## Task requirements
Repeat the listing that follows, character for character, minus the pictures.

## Information supplied
================================
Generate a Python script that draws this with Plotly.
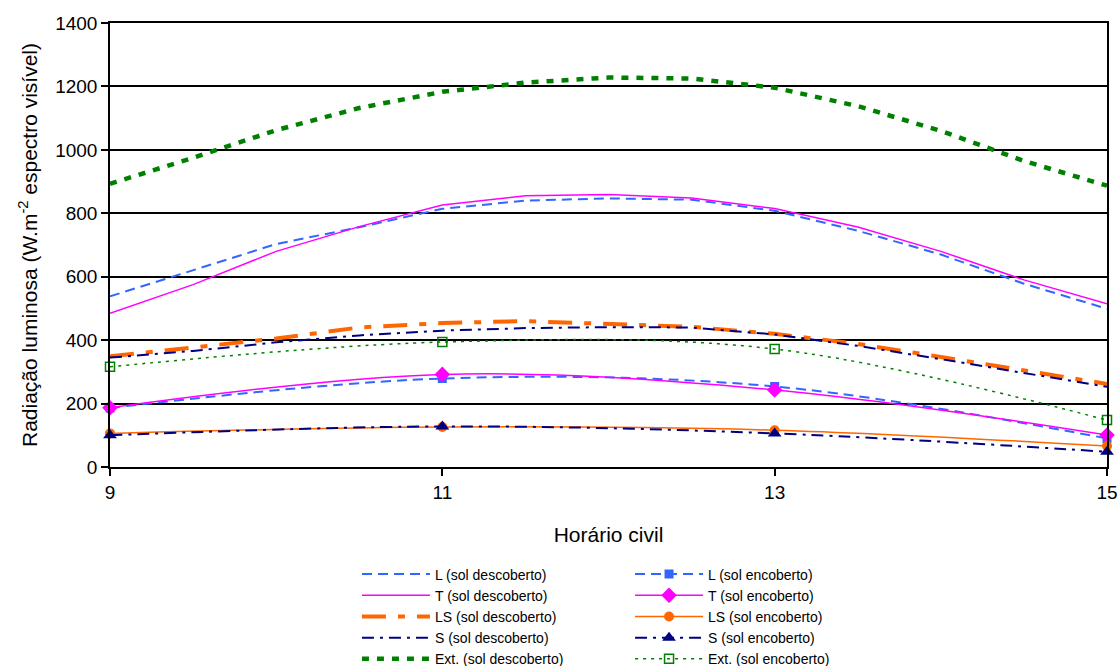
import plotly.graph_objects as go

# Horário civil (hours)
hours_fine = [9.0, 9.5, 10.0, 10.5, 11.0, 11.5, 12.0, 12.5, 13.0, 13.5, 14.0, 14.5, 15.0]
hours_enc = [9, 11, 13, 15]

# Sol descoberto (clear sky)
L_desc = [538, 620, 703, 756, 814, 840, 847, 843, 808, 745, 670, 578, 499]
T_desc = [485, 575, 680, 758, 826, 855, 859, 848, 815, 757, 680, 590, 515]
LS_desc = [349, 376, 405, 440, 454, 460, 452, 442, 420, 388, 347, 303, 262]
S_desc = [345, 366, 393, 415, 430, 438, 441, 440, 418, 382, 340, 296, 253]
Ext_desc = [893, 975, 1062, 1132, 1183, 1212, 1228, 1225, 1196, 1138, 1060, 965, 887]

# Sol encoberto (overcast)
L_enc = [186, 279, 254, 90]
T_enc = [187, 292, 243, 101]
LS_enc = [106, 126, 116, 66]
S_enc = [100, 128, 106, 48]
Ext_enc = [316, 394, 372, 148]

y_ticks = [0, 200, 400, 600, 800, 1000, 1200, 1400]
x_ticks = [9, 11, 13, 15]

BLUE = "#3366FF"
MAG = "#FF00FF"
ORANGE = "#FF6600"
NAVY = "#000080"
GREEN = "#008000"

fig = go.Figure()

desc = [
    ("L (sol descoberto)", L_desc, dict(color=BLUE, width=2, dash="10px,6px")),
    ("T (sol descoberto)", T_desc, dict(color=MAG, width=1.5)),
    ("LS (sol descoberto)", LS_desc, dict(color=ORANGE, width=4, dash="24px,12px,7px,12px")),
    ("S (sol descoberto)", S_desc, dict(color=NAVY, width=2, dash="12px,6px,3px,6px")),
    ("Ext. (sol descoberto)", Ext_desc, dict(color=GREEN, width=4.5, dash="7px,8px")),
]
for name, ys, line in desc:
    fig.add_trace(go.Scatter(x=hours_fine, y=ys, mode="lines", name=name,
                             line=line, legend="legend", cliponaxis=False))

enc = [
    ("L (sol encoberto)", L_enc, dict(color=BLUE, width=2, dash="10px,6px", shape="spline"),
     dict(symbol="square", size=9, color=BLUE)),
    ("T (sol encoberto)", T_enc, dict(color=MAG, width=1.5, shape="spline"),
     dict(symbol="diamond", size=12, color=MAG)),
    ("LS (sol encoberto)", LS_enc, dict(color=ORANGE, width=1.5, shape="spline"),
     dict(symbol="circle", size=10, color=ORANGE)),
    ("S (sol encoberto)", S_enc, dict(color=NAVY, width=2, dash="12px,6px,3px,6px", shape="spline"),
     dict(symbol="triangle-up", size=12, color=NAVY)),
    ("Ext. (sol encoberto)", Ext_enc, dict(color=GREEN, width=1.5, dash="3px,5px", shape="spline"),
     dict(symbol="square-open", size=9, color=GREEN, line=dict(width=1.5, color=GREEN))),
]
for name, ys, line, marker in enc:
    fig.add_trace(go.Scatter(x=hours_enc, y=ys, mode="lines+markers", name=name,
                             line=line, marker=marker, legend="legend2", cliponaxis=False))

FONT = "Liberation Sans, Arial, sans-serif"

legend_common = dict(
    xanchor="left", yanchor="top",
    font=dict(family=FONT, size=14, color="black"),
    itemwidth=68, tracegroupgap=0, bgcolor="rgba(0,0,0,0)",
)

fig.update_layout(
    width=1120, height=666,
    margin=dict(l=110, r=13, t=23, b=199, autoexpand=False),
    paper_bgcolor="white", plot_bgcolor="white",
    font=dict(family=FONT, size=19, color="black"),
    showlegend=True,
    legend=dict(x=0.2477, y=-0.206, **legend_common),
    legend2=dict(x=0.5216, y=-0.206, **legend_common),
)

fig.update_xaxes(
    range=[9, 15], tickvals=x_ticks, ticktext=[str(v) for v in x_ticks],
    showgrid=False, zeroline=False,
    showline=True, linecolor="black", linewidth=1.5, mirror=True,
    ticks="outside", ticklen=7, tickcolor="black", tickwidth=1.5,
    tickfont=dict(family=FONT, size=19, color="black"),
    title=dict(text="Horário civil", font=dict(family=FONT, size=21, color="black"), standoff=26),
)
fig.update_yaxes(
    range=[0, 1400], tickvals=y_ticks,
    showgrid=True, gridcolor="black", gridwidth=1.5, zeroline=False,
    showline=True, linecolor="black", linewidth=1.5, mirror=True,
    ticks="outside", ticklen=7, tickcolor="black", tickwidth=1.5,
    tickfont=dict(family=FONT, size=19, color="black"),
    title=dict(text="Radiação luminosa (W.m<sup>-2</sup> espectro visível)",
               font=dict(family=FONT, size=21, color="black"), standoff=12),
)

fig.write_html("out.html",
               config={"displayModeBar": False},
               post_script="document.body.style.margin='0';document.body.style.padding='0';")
================================
## Response for this exercise
Generate a Python script that draws this with Plotly.
import plotly.graph_objects as go

# Horário civil (hours)
hours_fine = [9.0, 9.5, 10.0, 10.5, 11.0, 11.5, 12.0, 12.5, 13.0, 13.5, 14.0, 14.5, 15.0]
hours_enc = [9, 11, 13, 15]

# Sol descoberto (clear sky)
L_desc = [538, 620, 703, 756, 814, 840, 847, 843, 808, 745, 670, 578, 499]
T_desc = [485, 575, 680, 758, 826, 855, 859, 848, 815, 757, 680, 590, 515]
LS_desc = [349, 376, 405, 440, 454, 460, 452, 442, 420, 388, 347, 303, 262]
S_desc = [345, 366, 393, 415, 430, 438, 441, 440, 418, 382, 340, 296, 253]
Ext_desc = [893, 975, 1062, 1132, 1183, 1212, 1228, 1225, 1196, 1138, 1060, 965, 887]

# Sol encoberto (overcast)
L_enc = [186, 279, 254, 90]
T_enc = [187, 292, 243, 101]
LS_enc = [106, 126, 116, 66]
S_enc = [100, 128, 106, 48]
Ext_enc = [316, 394, 372, 148]

y_ticks = [0, 200, 400, 600, 800, 1000, 1200, 1400]
x_ticks = [9, 11, 13, 15]

BLUE = "#3366FF"
MAG = "#FF00FF"
ORANGE = "#FF6600"
NAVY = "#000080"
GREEN = "#008000"

fig = go.Figure()

desc = [
    ("L (sol descoberto)", L_desc, dict(color=BLUE, width=2, dash="10px,6px")),
    ("T (sol descoberto)", T_desc, dict(color=MAG, width=1.5)),
    ("LS (sol descoberto)", LS_desc, dict(color=ORANGE, width=4, dash="24px,12px,7px,12px")),
    ("S (sol descoberto)", S_desc, dict(color=NAVY, width=2, dash="12px,6px,3px,6px")),
    ("Ext. (sol descoberto)", Ext_desc, dict(color=GREEN, width=4.5, dash="7px,8px")),
]
for name, ys, line in desc:
    fig.add_trace(go.Scatter(x=hours_fine, y=ys, mode="lines", name=name,
                             line=line, legend="legend", cliponaxis=False))

enc = [
    ("L (sol encoberto)", L_enc, dict(color=BLUE, width=2, dash="10px,6px", shape="spline"),
     dict(symbol="square", size=9, color=BLUE)),
    ("T (sol encoberto)", T_enc, dict(color=MAG, width=1.5, shape="spline"),
     dict(symbol="diamond", size=12, color=MAG)),
    ("LS (sol encoberto)", LS_enc, dict(color=ORANGE, width=1.5, shape="spline"),
     dict(symbol="circle", size=10, color=ORANGE)),
    ("S (sol encoberto)", S_enc, dict(color=NAVY, width=2, dash="12px,6px,3px,6px", shape="spline"),
     dict(symbol="triangle-up", size=12, color=NAVY)),
    ("Ext. (sol encoberto)", Ext_enc, dict(color=GREEN, width=1.5, dash="3px,5px", shape="spline"),
     dict(symbol="square-open", size=9, color=GREEN, line=dict(width=1.5, color=GREEN))),
]
for name, ys, line, marker in enc:
    fig.add_trace(go.Scatter(x=hours_enc, y=ys, mode="lines+markers", name=name,
                             line=line, marker=marker, legend="legend2", cliponaxis=False))

FONT = "Liberation Sans, Arial, sans-serif"

legend_common = dict(
    xanchor="left", yanchor="top",
    font=dict(family=FONT, size=14, color="black"),
    itemwidth=68, tracegroupgap=0, bgcolor="rgba(0,0,0,0)",
)

fig.update_layout(
    width=1120, height=666,
    margin=dict(l=110, r=13, t=23, b=199, autoexpand=False),
    paper_bgcolor="white", plot_bgcolor="white",
    font=dict(family=FONT, size=19, color="black"),
    showlegend=True,
    legend=dict(x=0.2477, y=-0.206, **legend_common),
    legend2=dict(x=0.5216, y=-0.206, **legend_common),
)

fig.update_xaxes(
    range=[9, 15], tickvals=x_ticks, ticktext=[str(v) for v in x_ticks],
    showgrid=False, zeroline=False,
    showline=True, linecolor="black", linewidth=1.5, mirror=True,
    ticks="outside", ticklen=7, tickcolor="black", tickwidth=1.5,
    tickfont=dict(family=FONT, size=19, color="black"),
    title=dict(text="Horário civil", font=dict(family=FONT, size=21, color="black"), standoff=26),
)
fig.update_yaxes(
    range=[0, 1400], tickvals=y_ticks,
    showgrid=True, gridcolor="black", gridwidth=1.5, zeroline=False,
    showline=True, linecolor="black", linewidth=1.5, mirror=True,
    ticks="outside", ticklen=7, tickcolor="black", tickwidth=1.5,
    tickfont=dict(family=FONT, size=19, color="black"),
    title=dict(text="Radiação luminosa (W.m<sup>-2</sup> espectro visível)",
               font=dict(family=FONT, size=21, color="black"), standoff=12),
)

fig.write_html("out.html",
               config={"displayModeBar": False},
               post_script="document.body.style.margin='0';document.body.style.padding='0';")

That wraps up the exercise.